Exercise:
Return the material exactly as supplied, apart from the pictures, which are omitted.

**** Stored data ****

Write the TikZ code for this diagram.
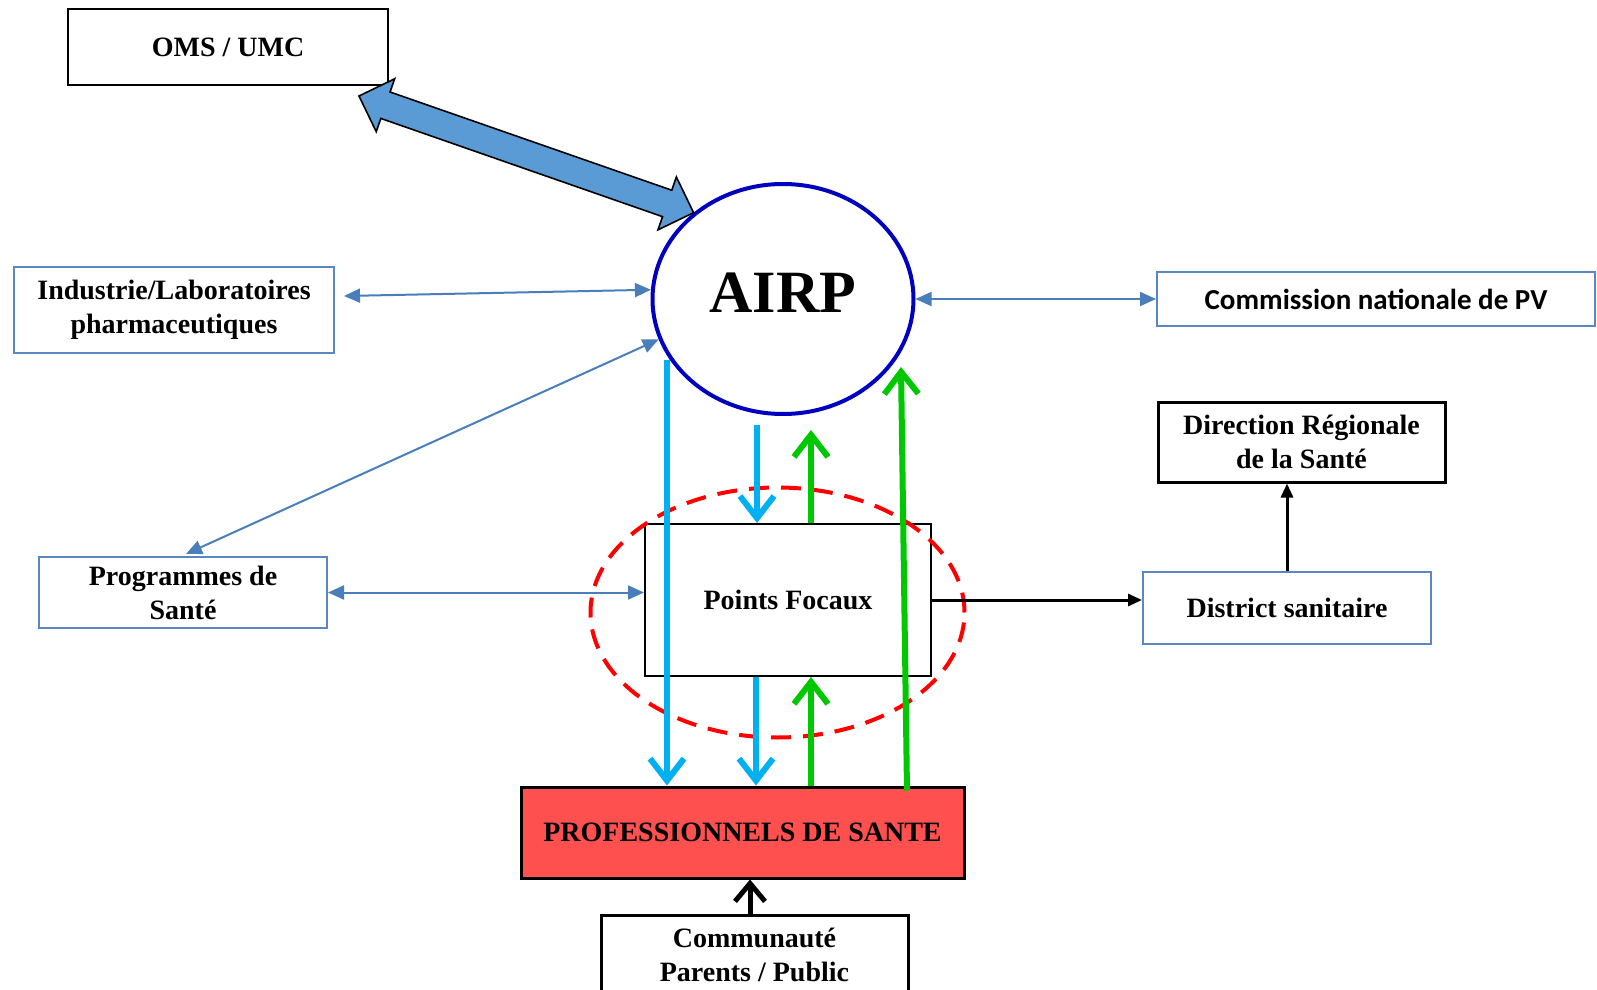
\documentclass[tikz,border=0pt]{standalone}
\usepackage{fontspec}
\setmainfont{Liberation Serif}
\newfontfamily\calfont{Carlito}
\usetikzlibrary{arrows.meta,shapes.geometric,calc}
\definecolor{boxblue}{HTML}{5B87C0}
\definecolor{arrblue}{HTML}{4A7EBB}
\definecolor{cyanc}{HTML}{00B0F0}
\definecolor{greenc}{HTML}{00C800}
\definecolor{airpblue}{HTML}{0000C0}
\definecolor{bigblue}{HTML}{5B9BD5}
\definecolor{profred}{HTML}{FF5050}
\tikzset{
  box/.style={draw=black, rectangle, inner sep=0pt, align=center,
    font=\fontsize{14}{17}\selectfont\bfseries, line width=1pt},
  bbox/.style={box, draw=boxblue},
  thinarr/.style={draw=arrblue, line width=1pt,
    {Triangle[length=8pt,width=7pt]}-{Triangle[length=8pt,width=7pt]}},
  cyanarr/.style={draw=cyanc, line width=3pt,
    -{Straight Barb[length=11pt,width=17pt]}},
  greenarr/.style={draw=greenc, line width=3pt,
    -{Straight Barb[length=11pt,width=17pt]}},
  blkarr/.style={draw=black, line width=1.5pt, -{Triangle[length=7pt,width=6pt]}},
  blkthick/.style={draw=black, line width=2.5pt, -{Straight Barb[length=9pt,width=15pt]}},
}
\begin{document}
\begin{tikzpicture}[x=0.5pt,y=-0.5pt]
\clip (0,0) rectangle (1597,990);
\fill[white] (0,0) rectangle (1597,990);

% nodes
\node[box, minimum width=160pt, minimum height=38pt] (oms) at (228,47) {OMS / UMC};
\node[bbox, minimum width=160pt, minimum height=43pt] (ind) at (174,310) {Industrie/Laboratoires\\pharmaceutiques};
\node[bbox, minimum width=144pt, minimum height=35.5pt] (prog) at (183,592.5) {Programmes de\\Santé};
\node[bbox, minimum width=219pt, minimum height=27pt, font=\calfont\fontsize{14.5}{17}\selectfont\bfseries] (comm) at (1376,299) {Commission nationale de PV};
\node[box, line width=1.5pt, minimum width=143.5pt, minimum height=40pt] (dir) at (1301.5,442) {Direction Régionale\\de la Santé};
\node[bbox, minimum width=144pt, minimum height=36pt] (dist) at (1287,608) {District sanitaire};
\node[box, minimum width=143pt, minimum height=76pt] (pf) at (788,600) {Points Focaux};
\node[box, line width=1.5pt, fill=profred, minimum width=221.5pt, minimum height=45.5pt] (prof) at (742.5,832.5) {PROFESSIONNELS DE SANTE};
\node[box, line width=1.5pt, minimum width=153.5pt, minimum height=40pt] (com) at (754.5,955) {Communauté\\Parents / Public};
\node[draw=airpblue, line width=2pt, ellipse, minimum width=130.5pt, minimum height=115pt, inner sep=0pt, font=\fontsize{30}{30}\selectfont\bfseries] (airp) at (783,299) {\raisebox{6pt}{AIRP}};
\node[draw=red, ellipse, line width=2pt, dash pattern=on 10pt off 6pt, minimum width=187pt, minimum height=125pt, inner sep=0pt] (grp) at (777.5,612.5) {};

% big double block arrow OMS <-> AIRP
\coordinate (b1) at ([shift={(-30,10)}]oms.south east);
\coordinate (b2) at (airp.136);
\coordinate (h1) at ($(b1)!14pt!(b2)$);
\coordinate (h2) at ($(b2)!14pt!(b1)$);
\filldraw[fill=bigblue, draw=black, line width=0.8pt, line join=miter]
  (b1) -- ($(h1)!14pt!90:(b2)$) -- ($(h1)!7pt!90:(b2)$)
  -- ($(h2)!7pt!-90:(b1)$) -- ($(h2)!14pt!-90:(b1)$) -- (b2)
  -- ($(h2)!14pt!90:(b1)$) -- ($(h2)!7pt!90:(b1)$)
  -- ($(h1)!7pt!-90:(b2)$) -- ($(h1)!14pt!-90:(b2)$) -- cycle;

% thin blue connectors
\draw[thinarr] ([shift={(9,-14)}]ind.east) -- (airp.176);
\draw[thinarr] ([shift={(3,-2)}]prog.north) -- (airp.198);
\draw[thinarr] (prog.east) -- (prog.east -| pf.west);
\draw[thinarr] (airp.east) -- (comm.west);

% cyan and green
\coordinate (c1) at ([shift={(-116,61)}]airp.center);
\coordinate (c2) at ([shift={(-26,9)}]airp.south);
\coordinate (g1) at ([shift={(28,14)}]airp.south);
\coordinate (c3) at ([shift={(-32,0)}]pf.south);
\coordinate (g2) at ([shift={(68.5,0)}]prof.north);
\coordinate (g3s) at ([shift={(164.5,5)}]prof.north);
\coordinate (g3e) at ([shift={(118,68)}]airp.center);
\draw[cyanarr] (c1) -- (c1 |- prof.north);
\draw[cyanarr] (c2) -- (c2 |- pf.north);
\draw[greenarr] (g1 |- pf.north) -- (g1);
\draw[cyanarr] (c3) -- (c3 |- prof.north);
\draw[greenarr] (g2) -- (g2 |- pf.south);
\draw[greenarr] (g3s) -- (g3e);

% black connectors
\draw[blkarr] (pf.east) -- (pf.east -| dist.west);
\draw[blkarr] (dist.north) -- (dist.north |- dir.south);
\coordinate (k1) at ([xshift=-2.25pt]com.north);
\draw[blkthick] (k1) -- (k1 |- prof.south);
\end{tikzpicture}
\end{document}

****

Output of the exercise:
Write the TikZ code for this diagram.
\documentclass[tikz,border=0pt]{standalone}
\usepackage{fontspec}
\setmainfont{Liberation Serif}
\newfontfamily\calfont{Carlito}
\usetikzlibrary{arrows.meta,shapes.geometric,calc}
\definecolor{boxblue}{HTML}{5B87C0}
\definecolor{arrblue}{HTML}{4A7EBB}
\definecolor{cyanc}{HTML}{00B0F0}
\definecolor{greenc}{HTML}{00C800}
\definecolor{airpblue}{HTML}{0000C0}
\definecolor{bigblue}{HTML}{5B9BD5}
\definecolor{profred}{HTML}{FF5050}
\tikzset{
  box/.style={draw=black, rectangle, inner sep=0pt, align=center,
    font=\fontsize{14}{17}\selectfont\bfseries, line width=1pt},
  bbox/.style={box, draw=boxblue},
  thinarr/.style={draw=arrblue, line width=1pt,
    {Triangle[length=8pt,width=7pt]}-{Triangle[length=8pt,width=7pt]}},
  cyanarr/.style={draw=cyanc, line width=3pt,
    -{Straight Barb[length=11pt,width=17pt]}},
  greenarr/.style={draw=greenc, line width=3pt,
    -{Straight Barb[length=11pt,width=17pt]}},
  blkarr/.style={draw=black, line width=1.5pt, -{Triangle[length=7pt,width=6pt]}},
  blkthick/.style={draw=black, line width=2.5pt, -{Straight Barb[length=9pt,width=15pt]}},
}
\begin{document}
\begin{tikzpicture}[x=0.5pt,y=-0.5pt]
\clip (0,0) rectangle (1597,990);
\fill[white] (0,0) rectangle (1597,990);

% nodes
\node[box, minimum width=160pt, minimum height=38pt] (oms) at (228,47) {OMS / UMC};
\node[bbox, minimum width=160pt, minimum height=43pt] (ind) at (174,310) {Industrie/Laboratoires\\pharmaceutiques};
\node[bbox, minimum width=144pt, minimum height=35.5pt] (prog) at (183,592.5) {Programmes de\\Santé};
\node[bbox, minimum width=219pt, minimum height=27pt, font=\calfont\fontsize{14.5}{17}\selectfont\bfseries] (comm) at (1376,299) {Commission nationale de PV};
\node[box, line width=1.5pt, minimum width=143.5pt, minimum height=40pt] (dir) at (1301.5,442) {Direction Régionale\\de la Santé};
\node[bbox, minimum width=144pt, minimum height=36pt] (dist) at (1287,608) {District sanitaire};
\node[box, minimum width=143pt, minimum height=76pt] (pf) at (788,600) {Points Focaux};
\node[box, line width=1.5pt, fill=profred, minimum width=221.5pt, minimum height=45.5pt] (prof) at (742.5,832.5) {PROFESSIONNELS DE SANTE};
\node[box, line width=1.5pt, minimum width=153.5pt, minimum height=40pt] (com) at (754.5,955) {Communauté\\Parents / Public};
\node[draw=airpblue, line width=2pt, ellipse, minimum width=130.5pt, minimum height=115pt, inner sep=0pt, font=\fontsize{30}{30}\selectfont\bfseries] (airp) at (783,299) {\raisebox{6pt}{AIRP}};
\node[draw=red, ellipse, line width=2pt, dash pattern=on 10pt off 6pt, minimum width=187pt, minimum height=125pt, inner sep=0pt] (grp) at (777.5,612.5) {};

% big double block arrow OMS <-> AIRP
\coordinate (b1) at ([shift={(-30,10)}]oms.south east);
\coordinate (b2) at (airp.136);
\coordinate (h1) at ($(b1)!14pt!(b2)$);
\coordinate (h2) at ($(b2)!14pt!(b1)$);
\filldraw[fill=bigblue, draw=black, line width=0.8pt, line join=miter]
  (b1) -- ($(h1)!14pt!90:(b2)$) -- ($(h1)!7pt!90:(b2)$)
  -- ($(h2)!7pt!-90:(b1)$) -- ($(h2)!14pt!-90:(b1)$) -- (b2)
  -- ($(h2)!14pt!90:(b1)$) -- ($(h2)!7pt!90:(b1)$)
  -- ($(h1)!7pt!-90:(b2)$) -- ($(h1)!14pt!-90:(b2)$) -- cycle;

% thin blue connectors
\draw[thinarr] ([shift={(9,-14)}]ind.east) -- (airp.176);
\draw[thinarr] ([shift={(3,-2)}]prog.north) -- (airp.198);
\draw[thinarr] (prog.east) -- (prog.east -| pf.west);
\draw[thinarr] (airp.east) -- (comm.west);

% cyan and green
\coordinate (c1) at ([shift={(-116,61)}]airp.center);
\coordinate (c2) at ([shift={(-26,9)}]airp.south);
\coordinate (g1) at ([shift={(28,14)}]airp.south);
\coordinate (c3) at ([shift={(-32,0)}]pf.south);
\coordinate (g2) at ([shift={(68.5,0)}]prof.north);
\coordinate (g3s) at ([shift={(164.5,5)}]prof.north);
\coordinate (g3e) at ([shift={(118,68)}]airp.center);
\draw[cyanarr] (c1) -- (c1 |- prof.north);
\draw[cyanarr] (c2) -- (c2 |- pf.north);
\draw[greenarr] (g1 |- pf.north) -- (g1);
\draw[cyanarr] (c3) -- (c3 |- prof.north);
\draw[greenarr] (g2) -- (g2 |- pf.south);
\draw[greenarr] (g3s) -- (g3e);

% black connectors
\draw[blkarr] (pf.east) -- (pf.east -| dist.west);
\draw[blkarr] (dist.north) -- (dist.north |- dir.south);
\coordinate (k1) at ([xshift=-2.25pt]com.north);
\draw[blkthick] (k1) -- (k1 |- prof.south);
\end{tikzpicture}
\end{document}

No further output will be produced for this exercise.